_Task to complete_
From the listing that follows, reproduce only the lines from the one holding "Write the D3.js code for this chart." through the one holding "const y = d3.scaleLinear().domain([0, 0.3]).range([294, 36.7]);", both included, with no pictures.

※

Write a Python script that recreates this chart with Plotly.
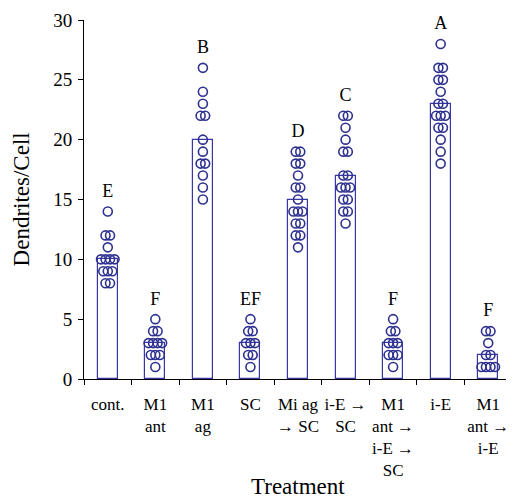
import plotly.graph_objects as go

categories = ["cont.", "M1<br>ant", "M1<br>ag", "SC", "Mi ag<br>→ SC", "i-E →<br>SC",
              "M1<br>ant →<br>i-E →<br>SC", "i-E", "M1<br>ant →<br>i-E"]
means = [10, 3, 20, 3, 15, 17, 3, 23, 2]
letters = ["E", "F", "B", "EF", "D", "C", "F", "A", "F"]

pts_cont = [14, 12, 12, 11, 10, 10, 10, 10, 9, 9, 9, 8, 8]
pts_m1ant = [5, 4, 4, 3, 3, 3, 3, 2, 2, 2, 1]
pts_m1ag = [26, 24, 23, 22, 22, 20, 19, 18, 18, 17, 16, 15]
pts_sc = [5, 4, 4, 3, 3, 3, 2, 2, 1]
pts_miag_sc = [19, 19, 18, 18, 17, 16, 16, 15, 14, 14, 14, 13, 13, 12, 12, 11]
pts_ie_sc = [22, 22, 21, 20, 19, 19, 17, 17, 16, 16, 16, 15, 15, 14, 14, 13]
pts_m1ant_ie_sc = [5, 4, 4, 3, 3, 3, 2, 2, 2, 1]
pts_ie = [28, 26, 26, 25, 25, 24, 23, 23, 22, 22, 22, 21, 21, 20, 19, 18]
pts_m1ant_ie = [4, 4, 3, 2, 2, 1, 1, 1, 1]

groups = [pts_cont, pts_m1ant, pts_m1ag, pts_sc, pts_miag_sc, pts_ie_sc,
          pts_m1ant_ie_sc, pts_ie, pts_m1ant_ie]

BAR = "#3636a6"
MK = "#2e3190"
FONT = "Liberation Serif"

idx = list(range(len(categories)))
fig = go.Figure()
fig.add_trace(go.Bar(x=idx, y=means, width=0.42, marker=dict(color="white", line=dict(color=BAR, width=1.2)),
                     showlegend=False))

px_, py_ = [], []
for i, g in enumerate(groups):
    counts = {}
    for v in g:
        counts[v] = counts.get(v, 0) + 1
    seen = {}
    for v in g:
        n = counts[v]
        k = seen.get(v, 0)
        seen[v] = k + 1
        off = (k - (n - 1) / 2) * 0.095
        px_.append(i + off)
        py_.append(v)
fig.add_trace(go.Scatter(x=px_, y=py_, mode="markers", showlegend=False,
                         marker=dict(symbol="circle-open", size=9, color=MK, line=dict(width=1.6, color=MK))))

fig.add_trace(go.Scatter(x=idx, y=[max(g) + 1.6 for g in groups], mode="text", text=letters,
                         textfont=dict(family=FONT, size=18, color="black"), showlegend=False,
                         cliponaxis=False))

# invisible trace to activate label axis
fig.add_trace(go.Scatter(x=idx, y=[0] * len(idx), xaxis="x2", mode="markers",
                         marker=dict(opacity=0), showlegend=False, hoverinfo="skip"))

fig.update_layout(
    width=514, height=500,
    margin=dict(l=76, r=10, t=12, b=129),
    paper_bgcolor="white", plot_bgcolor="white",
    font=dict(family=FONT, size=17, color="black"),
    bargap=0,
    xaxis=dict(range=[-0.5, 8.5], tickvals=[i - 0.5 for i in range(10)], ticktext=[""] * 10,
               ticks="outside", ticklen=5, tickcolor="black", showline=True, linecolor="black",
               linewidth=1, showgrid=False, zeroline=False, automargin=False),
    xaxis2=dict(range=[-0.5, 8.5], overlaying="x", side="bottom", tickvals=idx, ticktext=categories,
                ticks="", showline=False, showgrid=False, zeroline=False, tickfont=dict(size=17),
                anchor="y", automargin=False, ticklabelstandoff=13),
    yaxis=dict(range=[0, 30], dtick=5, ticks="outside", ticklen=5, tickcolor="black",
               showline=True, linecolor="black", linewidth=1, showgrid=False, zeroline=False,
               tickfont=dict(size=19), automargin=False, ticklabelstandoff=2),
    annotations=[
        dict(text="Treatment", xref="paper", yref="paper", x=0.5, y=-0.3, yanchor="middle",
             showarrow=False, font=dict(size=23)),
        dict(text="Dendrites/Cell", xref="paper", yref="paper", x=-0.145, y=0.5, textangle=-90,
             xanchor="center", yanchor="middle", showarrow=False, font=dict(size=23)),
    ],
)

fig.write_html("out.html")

※

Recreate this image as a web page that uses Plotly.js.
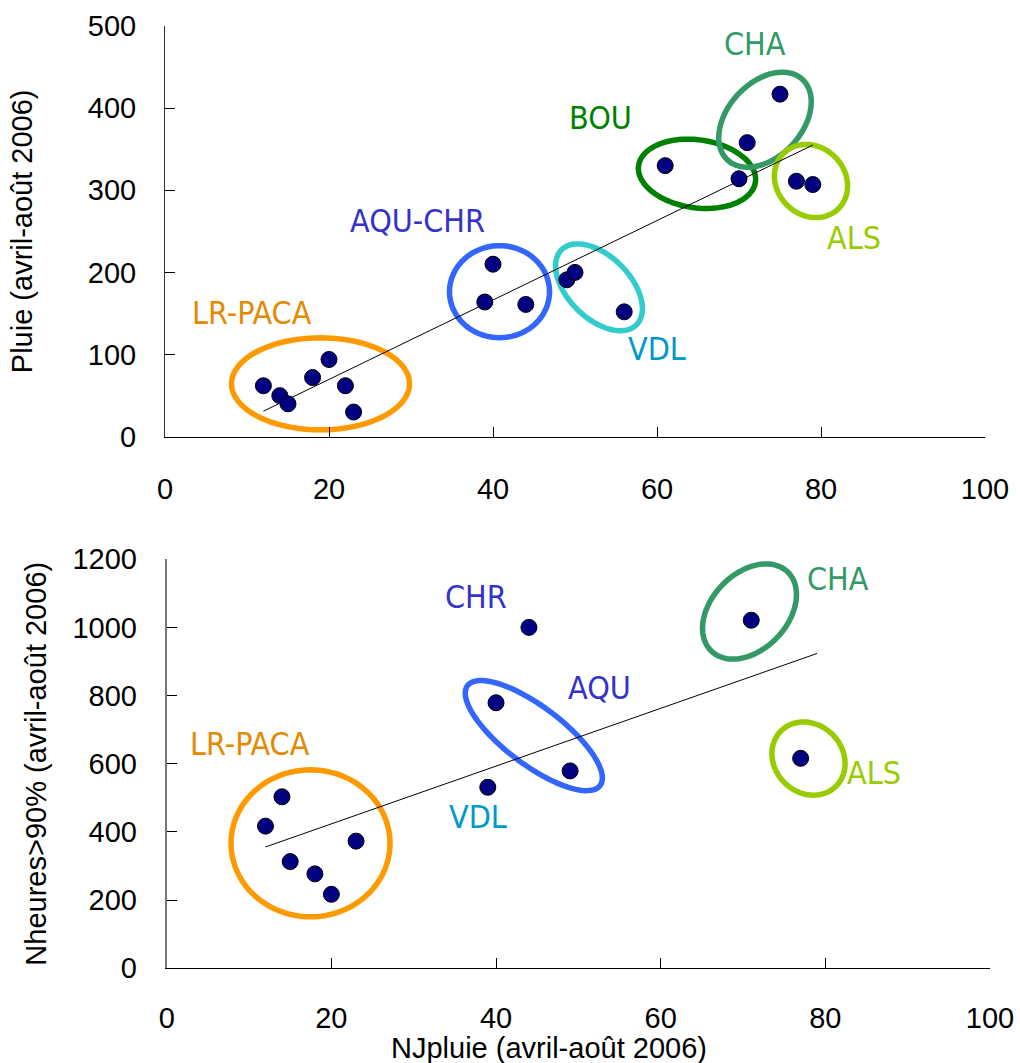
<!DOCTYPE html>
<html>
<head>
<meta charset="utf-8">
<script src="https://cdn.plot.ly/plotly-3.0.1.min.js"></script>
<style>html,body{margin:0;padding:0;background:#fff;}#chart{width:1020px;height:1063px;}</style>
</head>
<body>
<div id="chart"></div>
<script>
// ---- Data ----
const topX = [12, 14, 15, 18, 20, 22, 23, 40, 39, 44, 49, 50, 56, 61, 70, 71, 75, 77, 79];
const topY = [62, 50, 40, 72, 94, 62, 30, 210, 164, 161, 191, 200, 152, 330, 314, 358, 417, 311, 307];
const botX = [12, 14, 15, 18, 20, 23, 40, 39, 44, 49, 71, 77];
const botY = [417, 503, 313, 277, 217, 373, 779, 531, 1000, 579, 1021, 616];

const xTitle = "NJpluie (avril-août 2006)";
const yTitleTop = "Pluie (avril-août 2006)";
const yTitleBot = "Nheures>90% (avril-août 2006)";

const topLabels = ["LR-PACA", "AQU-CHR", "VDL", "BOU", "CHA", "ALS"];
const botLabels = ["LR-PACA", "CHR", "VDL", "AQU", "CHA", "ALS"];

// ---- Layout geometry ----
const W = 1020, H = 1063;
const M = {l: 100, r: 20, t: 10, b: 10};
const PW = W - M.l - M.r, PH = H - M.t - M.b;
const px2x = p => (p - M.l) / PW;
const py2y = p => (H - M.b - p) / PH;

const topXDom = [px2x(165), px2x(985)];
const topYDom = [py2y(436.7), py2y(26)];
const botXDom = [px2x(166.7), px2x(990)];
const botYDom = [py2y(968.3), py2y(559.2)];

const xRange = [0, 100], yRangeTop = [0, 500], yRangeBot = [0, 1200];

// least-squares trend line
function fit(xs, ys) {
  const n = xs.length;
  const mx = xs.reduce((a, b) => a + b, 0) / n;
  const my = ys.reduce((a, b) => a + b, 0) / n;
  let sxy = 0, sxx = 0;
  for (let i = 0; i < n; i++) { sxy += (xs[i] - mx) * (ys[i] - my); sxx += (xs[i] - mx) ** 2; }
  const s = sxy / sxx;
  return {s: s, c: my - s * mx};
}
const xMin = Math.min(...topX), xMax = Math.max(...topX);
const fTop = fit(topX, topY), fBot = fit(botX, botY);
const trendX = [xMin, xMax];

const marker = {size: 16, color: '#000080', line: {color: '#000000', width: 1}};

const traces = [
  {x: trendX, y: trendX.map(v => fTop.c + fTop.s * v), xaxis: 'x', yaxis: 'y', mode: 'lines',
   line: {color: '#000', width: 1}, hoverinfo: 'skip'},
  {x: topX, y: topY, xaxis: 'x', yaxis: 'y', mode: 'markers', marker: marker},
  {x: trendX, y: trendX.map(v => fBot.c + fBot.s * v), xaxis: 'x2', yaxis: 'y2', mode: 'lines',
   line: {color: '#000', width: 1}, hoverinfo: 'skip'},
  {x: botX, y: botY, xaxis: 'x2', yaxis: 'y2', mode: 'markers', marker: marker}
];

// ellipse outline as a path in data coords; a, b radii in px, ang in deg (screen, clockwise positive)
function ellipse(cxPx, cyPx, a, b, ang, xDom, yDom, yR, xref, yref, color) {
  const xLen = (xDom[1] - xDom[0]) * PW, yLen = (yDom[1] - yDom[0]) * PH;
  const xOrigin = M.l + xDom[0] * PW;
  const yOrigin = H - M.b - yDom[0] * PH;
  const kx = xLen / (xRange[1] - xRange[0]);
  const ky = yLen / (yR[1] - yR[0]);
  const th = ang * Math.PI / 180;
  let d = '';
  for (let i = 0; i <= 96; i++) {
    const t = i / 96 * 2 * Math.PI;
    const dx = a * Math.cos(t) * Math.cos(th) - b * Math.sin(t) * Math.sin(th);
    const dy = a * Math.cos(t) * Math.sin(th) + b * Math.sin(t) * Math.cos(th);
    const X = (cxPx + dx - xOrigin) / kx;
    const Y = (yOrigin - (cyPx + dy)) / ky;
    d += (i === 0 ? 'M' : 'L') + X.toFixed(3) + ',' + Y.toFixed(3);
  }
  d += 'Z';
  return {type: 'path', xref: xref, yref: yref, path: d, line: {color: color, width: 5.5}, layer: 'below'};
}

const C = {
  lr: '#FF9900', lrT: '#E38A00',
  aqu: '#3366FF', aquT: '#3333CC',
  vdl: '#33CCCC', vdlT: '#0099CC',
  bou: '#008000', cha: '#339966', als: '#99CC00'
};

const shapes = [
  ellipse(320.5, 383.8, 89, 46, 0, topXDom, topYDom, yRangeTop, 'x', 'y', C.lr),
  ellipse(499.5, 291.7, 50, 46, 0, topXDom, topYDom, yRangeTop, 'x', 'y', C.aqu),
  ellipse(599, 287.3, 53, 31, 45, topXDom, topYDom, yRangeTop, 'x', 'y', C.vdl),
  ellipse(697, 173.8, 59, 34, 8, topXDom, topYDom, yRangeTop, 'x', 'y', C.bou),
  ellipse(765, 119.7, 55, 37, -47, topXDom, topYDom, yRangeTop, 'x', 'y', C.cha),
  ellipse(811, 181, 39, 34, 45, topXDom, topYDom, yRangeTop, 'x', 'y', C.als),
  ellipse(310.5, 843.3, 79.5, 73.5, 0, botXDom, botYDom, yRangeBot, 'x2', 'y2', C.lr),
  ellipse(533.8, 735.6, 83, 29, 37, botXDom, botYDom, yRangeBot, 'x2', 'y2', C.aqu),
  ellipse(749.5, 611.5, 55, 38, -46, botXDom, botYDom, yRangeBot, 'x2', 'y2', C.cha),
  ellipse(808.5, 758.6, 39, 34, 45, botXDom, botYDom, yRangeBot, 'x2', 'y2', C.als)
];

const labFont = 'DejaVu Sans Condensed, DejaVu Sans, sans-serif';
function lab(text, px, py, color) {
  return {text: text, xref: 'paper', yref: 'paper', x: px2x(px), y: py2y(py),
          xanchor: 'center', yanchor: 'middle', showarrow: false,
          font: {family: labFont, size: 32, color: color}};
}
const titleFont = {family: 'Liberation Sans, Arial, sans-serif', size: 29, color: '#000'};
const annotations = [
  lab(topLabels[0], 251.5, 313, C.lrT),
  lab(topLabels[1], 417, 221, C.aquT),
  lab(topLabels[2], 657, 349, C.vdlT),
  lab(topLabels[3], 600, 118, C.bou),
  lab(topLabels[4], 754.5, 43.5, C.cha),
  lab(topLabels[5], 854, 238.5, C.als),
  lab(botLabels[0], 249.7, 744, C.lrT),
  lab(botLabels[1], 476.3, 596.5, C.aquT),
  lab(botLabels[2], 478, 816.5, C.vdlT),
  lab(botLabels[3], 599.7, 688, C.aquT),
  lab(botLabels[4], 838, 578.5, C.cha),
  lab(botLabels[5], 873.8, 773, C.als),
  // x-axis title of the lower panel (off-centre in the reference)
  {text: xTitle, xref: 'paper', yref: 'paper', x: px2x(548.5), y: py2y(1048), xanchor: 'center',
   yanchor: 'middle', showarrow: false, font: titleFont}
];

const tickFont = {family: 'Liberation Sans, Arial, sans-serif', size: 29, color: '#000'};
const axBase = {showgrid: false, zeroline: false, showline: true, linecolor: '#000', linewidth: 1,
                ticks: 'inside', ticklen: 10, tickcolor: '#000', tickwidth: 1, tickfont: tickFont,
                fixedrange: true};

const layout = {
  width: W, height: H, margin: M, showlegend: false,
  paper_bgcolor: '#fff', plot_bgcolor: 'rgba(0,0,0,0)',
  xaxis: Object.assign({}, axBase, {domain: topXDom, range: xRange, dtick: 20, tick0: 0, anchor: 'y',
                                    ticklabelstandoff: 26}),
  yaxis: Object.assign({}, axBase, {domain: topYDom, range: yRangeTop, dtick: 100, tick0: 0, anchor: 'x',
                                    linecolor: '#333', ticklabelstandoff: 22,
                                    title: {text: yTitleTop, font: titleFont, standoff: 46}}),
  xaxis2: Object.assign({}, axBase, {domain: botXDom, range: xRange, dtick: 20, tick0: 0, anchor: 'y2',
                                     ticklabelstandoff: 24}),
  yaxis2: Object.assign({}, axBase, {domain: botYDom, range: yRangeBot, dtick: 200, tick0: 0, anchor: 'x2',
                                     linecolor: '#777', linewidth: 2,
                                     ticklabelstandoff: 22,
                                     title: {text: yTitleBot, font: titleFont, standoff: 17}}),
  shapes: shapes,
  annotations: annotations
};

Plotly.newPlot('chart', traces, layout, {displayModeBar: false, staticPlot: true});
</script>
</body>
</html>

※

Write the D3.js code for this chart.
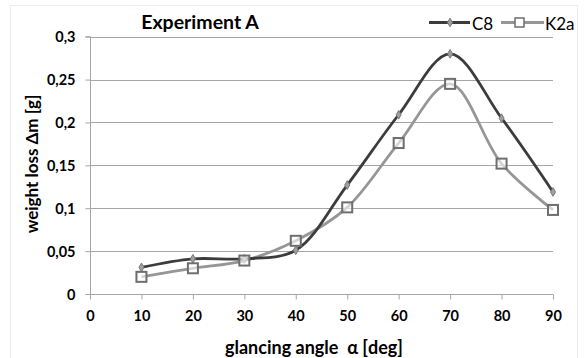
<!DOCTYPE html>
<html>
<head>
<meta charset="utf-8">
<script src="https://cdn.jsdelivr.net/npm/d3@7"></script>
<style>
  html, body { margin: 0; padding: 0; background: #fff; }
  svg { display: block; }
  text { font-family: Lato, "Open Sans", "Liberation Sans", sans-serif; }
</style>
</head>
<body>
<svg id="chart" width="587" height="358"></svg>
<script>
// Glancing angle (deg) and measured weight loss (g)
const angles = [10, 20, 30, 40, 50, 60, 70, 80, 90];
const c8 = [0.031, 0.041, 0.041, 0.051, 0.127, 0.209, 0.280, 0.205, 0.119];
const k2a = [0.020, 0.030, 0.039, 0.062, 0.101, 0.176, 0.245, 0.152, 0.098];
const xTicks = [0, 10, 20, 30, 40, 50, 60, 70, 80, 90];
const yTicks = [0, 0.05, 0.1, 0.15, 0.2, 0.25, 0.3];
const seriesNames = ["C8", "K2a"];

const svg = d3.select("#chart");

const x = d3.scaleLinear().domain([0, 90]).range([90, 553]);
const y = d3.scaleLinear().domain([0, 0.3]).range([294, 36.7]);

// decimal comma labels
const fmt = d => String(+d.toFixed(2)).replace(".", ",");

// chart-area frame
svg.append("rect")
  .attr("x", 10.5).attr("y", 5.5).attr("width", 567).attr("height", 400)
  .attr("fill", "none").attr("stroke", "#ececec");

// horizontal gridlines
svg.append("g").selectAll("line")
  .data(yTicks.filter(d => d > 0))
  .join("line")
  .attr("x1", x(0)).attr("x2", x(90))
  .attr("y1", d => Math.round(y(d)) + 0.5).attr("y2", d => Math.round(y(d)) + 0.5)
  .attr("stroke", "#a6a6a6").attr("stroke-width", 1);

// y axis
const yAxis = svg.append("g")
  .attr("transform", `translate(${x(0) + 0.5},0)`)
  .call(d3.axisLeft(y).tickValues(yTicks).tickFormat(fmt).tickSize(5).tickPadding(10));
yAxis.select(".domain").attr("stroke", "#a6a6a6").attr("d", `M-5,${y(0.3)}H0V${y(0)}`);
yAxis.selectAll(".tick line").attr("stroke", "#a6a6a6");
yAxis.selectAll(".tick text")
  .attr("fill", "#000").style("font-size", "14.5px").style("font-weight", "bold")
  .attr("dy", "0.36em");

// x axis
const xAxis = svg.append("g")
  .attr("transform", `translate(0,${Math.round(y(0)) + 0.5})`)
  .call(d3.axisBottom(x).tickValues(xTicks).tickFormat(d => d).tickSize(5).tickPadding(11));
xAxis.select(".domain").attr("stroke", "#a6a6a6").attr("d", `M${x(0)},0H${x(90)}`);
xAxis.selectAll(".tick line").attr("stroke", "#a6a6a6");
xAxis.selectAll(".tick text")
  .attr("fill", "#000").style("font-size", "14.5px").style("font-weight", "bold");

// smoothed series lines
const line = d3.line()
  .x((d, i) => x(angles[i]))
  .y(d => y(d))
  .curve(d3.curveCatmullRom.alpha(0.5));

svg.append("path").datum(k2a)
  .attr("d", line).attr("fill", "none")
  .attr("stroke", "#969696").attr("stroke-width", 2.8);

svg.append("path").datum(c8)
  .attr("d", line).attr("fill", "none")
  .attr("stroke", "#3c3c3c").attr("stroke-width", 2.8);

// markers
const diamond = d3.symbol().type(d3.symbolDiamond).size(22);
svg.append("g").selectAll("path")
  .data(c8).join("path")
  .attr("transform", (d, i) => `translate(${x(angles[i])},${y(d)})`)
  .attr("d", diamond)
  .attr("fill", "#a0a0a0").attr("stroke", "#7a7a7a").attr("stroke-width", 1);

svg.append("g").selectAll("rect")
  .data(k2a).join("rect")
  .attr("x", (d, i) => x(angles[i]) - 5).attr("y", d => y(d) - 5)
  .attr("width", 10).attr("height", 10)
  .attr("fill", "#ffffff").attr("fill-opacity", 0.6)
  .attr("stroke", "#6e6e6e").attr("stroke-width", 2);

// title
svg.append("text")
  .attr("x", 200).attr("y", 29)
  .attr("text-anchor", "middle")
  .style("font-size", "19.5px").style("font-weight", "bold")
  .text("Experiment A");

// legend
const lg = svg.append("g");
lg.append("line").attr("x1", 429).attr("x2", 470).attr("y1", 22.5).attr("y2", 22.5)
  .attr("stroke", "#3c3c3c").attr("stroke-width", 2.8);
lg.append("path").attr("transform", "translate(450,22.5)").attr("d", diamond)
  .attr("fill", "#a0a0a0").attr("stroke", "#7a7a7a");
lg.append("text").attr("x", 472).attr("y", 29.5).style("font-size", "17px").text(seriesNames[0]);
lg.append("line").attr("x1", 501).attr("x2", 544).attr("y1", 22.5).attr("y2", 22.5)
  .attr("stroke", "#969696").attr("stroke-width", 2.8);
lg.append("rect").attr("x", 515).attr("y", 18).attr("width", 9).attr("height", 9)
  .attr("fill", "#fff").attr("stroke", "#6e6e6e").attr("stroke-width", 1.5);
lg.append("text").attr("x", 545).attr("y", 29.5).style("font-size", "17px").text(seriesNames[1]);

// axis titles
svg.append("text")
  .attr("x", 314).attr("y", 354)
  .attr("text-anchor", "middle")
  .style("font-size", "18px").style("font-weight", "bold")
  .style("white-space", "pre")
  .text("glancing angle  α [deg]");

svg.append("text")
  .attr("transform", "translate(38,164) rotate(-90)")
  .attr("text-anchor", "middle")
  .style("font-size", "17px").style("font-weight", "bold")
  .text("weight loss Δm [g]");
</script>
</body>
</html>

※

_Solved exercise_
Write the D3.js code for this chart.
<!DOCTYPE html>
<html>
<head>
<meta charset="utf-8">
<script src="https://cdn.jsdelivr.net/npm/d3@7"></script>
<style>
  html, body { margin: 0; padding: 0; background: #fff; }
  svg { display: block; }
  text { font-family: Lato, "Open Sans", "Liberation Sans", sans-serif; }
</style>
</head>
<body>
<svg id="chart" width="587" height="358"></svg>
<script>
// Glancing angle (deg) and measured weight loss (g)
const angles = [10, 20, 30, 40, 50, 60, 70, 80, 90];
const c8 = [0.031, 0.041, 0.041, 0.051, 0.127, 0.209, 0.280, 0.205, 0.119];
const k2a = [0.020, 0.030, 0.039, 0.062, 0.101, 0.176, 0.245, 0.152, 0.098];
const xTicks = [0, 10, 20, 30, 40, 50, 60, 70, 80, 90];
const yTicks = [0, 0.05, 0.1, 0.15, 0.2, 0.25, 0.3];
const seriesNames = ["C8", "K2a"];

const svg = d3.select("#chart");

const x = d3.scaleLinear().domain([0, 90]).range([90, 553]);
const y = d3.scaleLinear().domain([0, 0.3]).range([294, 36.7]);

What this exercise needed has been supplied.